I’ve been watching a lot of environmental YouTube and a lot of election YouTube and I keep thinking about if things would have been different if Al Gore had won the presidency in 2000. With regards to global warming, efforts to decarbonize should have started then.
In 2000 I was 6 years old. I couldn’t vote. My entire understanding of politics was who my parents’ liked. I was one of the children who’s future should have been protected by environmental action then.
But environmental action wasn’t taken then. I grew up, I can vote now, and people are still using the line that environmental action is for the children’s future! Do you know how empty that rings? As if anyone had ever cared about my future enough to change their ways. And the children of today recognize that as well, it’s why we have activist teens.
If I were a single issue voter, environmentalism would be the one issue. I’m not, because other things are important and because environmental justice is inherently tied to social and economic justice. But it’s the single most important thing to happen to humanity, ever.
In this post I talk about good election outcomes in Arizona-- of which I’m pleased with all except one, Arizona Corporation Commission, the 4th branch of the state government that manages utilities. The fact that we’ve elected folks who’s first priority isn’t clean energy now is horrifying. It was possibly one of the most important things on my ballot.

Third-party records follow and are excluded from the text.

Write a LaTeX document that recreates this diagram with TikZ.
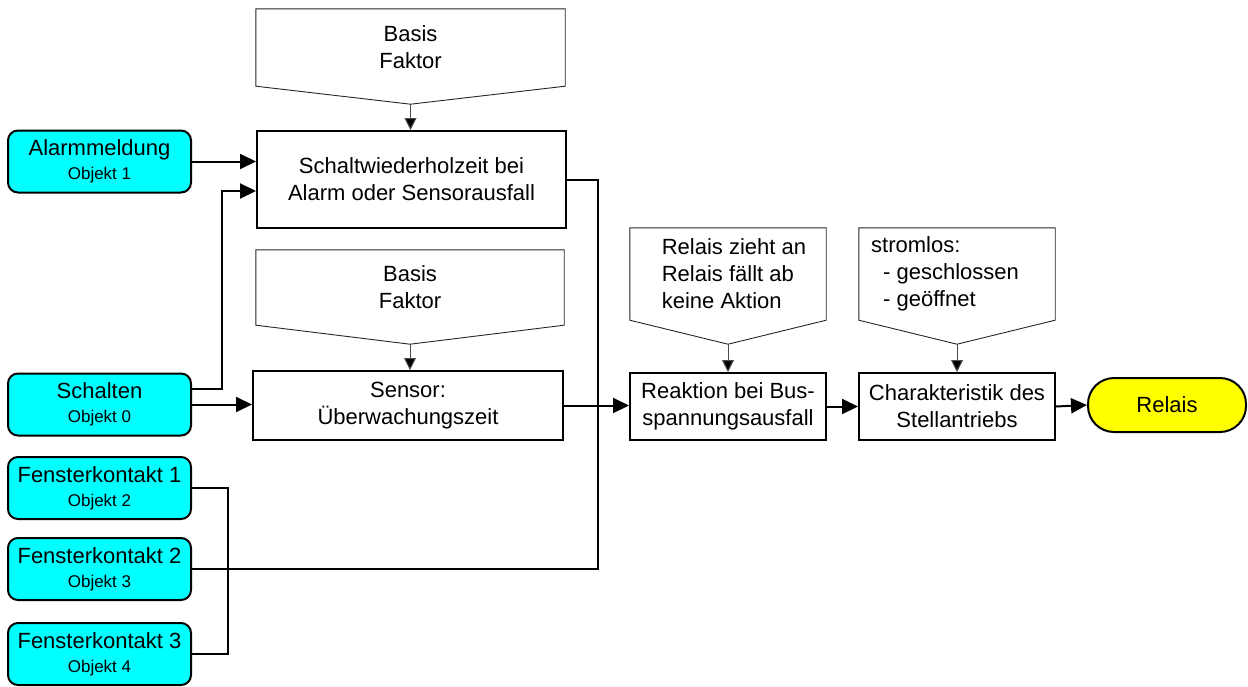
\documentclass[tikz,border=0pt]{standalone}
\usepackage{fontspec}
\setmainfont{Liberation Sans}
\usetikzlibrary{calc,arrows.meta}
\definecolor{objcyan}{RGB}{0,255,255}
\definecolor{relyellow}{RGB}{255,255,0}
\newcommand\boxfont{\fontsize{22}{27}\selectfont}
\newcommand\objname{\fontsize{22}{24}\selectfont}
\newcommand\objnum{\fontsize{17}{24}\selectfont}
\tikzset{
  objbox/.style={draw=black,line width=2pt,fill=objcyan,rounded corners=10pt,
    minimum width=183pt,minimum height=62pt,inner sep=0pt,align=center,font=\objname},
  stepbox/.style={draw=black,line width=2pt,inner sep=0pt,align=center,font=\boxfont},
  parambox/.style={inner sep=0pt,font=\boxfont},
  paramline/.style={draw=black!85,line width=0.9pt},
  conn/.style={line width=2pt,-{Triangle[length=16pt,width=15pt]}},
  wire/.style={line width=2pt},
  paramconn/.style={draw=black!70,line width=1pt,-{Triangle[length=12pt,width=12pt,fill=black]}}
}
\def\objnode{\node[objbox]}
\def\stepnode{\node[stepbox]}
\def\paramnode{\node[parambox]}
\def\drawparam#1#2{\draw[paramline] (#1.north west) -- (#1.north east) -- (#1.south east)
  -- ($(#1.south)+(0,#2)$) -- (#1.south west) -- cycle;
  \coordinate (#1tip) at ($(#1.south)+(0,#2)$);}

\begin{document}
\begin{tikzpicture}[x=1pt,y=-1pt]
\useasboundingbox (0,0) rectangle (1248,686);

% inputs
\objnode (alarm) at (99.5,161.5) {Alarmmeldung\\{\objnum Objekt 1}};
\objnode (schalten) at (99.5,404.5) {Schalten\\{\objnum Objekt 0}};
\objnode (fk1) at (99.5,488) {Fensterkontakt 1\\{\objnum Objekt 2}};
\objnode (fk2) at (99.5,569) {Fensterkontakt 2\\{\objnum Objekt 3}};
\objnode (fk3) at (99.5,654) {Fensterkontakt 3\\{\objnum Objekt 4}};

% function blocks
\stepnode[minimum width=309pt,minimum height=97pt] (schalt) at (411.5,179.5)
  {Schaltwiederholzeit bei\\Alarm oder Sensorausfall};
\stepnode[minimum width=310pt,minimum height=69pt] (sensor) at (408,405.5)
  {Sensor:\\Überwachungszeit};
\stepnode[minimum width=196pt,minimum height=67pt] (reak) at (728,406.5)
  {Reaktion bei Bus-\\spannungsausfall};
\stepnode[minimum width=196pt,minimum height=67pt] (char) at (957,406.5)
  {Charakteristik des\\Stellantriebs};
\node[draw=black,line width=2pt,fill=relyellow,rounded corners=26pt,minimum width=158pt,
  minimum height=54pt,font=\boxfont] (relais) at (1167,405) {Relais};

% parameters
\paramnode[minimum width=309pt,minimum height=77pt,align=center] (bf1) at (410.5,47.5) {Basis\\Faktor};
\paramnode[minimum width=308pt,minimum height=75pt,align=center] (bf2) at (410,287.5) {Basis\\Faktor};
\paramnode[minimum width=196pt,minimum height=92pt,align=left] (busp) at (728,274)
  {\hspace*{12pt}Relais zieht an\\\hspace*{12pt}Relais fällt ab\\\hspace*{12pt}keine Aktion};
\paramnode[minimum width=196pt,minimum height=92pt,align=left] (charp) at (957,274)
  {stromlos:\\\hspace*{12pt}- geschlossen\makebox[24pt]{}\\\hspace*{12pt}- geöffnet};
\drawparam{bf1}{18}
\drawparam{bf2}{19}
\drawparam{busp}{24}
\drawparam{charp}{24}
\draw[paramconn] (bf1tip) -- (bf1tip |- schalt.north);
\draw[paramconn] (bf2tip) -- (bf2tip |- sensor.north);
\draw[paramconn] (busptip) -- (busptip |- reak.north);
\draw[paramconn] (charptip) -- (charptip |- char.north);

% connections
\draw[conn] (alarm.east) -- (schalt.west |- alarm.east);
\draw[conn] ([yshift=15.5pt]schalten.east) -- ++(30,0) |- ([yshift=-11.5pt]schalt.west);
\draw[conn] (schalten.east) -- (sensor.west |- schalten.east);
\draw[wire] (fk1.east) -- ++(36,0) |- (fk3.east);
\draw[wire] (fk2.east) -| ($(schalt.east)+(31,0)$) -- (schalt.east);
\draw[conn] (sensor.east) -- (reak.west |- sensor.east);
\draw[conn] (reak.east) -- (char.west);
\draw[conn] (char.east) -- (relais.west);
\end{tikzpicture}
\end{document}
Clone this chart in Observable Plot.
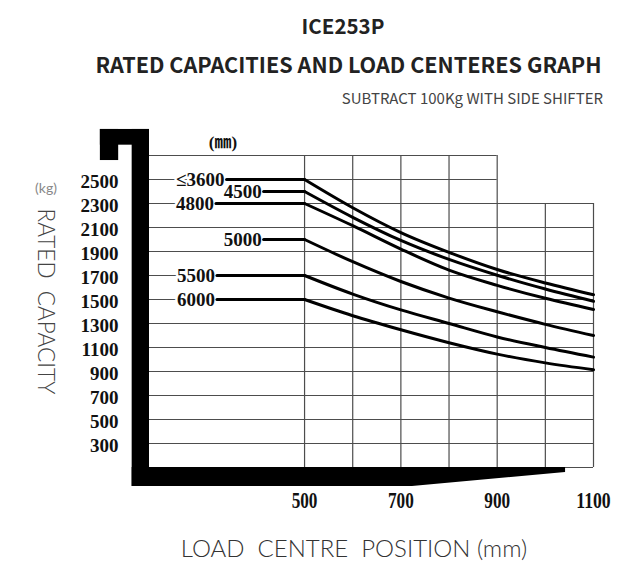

I guess this post is to say that I’m sad. After 2016, I had completely emotionally numbed myself to political outcomes. I had long stopped thinking about climate crisis because it caused too much despair. I’ve been taking care of myself and it’s allowed me to feel more capable, less powerless. I guess, I’m marking a difference in myself that I am feeling climate grief, but not despair. I’m marking that someday soon I feel that I might be ready to go into the world be the climate activist that’s always lain dormant inside of me.
I’ve planted native plants in my backyard because it’s what I felt capable of; I voted because it’s what I could do. Someday soon I will do something more, but what I have done matters.